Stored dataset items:
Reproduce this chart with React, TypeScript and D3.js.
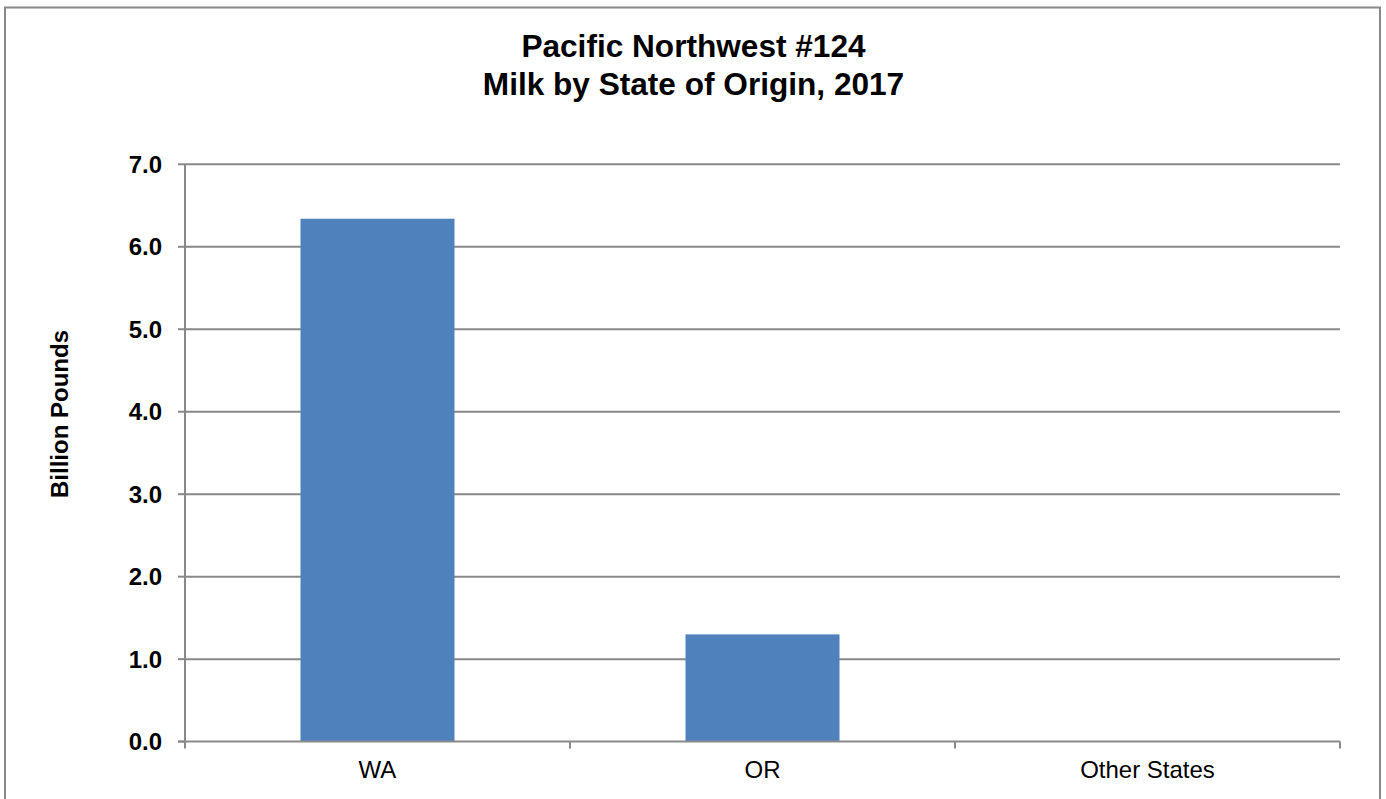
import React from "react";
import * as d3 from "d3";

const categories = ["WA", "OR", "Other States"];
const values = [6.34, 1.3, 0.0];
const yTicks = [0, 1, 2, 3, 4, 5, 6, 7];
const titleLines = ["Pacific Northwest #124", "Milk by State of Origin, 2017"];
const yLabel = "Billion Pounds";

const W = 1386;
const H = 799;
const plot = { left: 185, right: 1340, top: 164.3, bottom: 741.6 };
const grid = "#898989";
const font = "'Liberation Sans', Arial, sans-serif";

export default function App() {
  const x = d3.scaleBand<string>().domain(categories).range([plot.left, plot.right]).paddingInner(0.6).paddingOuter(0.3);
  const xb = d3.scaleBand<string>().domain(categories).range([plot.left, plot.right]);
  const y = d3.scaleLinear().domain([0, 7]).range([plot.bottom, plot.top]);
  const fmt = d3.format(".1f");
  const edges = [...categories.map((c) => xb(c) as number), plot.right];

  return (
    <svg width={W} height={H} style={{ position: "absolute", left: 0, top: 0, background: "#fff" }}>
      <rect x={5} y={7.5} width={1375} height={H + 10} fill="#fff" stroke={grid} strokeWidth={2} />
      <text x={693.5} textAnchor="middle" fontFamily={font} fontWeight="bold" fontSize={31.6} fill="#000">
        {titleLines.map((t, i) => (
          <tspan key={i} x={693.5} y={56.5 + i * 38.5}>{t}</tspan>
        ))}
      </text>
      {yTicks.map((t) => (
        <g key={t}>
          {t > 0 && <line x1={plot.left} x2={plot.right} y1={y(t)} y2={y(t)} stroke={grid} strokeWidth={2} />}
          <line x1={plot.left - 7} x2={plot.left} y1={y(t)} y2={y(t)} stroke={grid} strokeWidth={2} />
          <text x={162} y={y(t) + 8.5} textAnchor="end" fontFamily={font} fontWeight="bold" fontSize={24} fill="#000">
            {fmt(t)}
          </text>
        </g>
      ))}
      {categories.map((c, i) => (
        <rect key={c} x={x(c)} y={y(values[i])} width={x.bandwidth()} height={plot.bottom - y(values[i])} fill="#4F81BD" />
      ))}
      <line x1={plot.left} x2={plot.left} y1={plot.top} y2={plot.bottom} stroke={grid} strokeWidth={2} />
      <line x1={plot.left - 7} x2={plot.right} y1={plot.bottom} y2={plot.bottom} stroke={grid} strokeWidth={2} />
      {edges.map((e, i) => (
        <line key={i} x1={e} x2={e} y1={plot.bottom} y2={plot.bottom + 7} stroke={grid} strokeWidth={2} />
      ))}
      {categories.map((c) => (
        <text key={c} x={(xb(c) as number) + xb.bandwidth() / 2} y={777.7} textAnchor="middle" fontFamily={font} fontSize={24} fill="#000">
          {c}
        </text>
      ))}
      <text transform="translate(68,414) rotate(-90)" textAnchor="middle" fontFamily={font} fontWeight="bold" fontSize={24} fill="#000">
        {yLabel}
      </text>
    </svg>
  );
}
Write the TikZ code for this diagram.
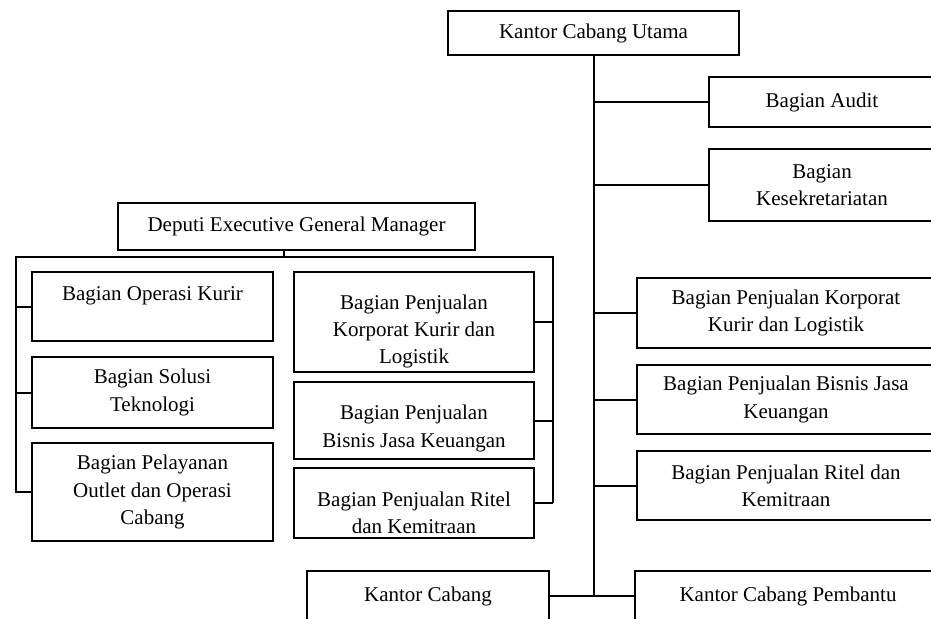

- **What the task asks**
Show the lines of the records that include the string "this".

- **Result**
Reproduce this chart with React, TypeScript and D3.js.
Write the TikZ code for this diagram.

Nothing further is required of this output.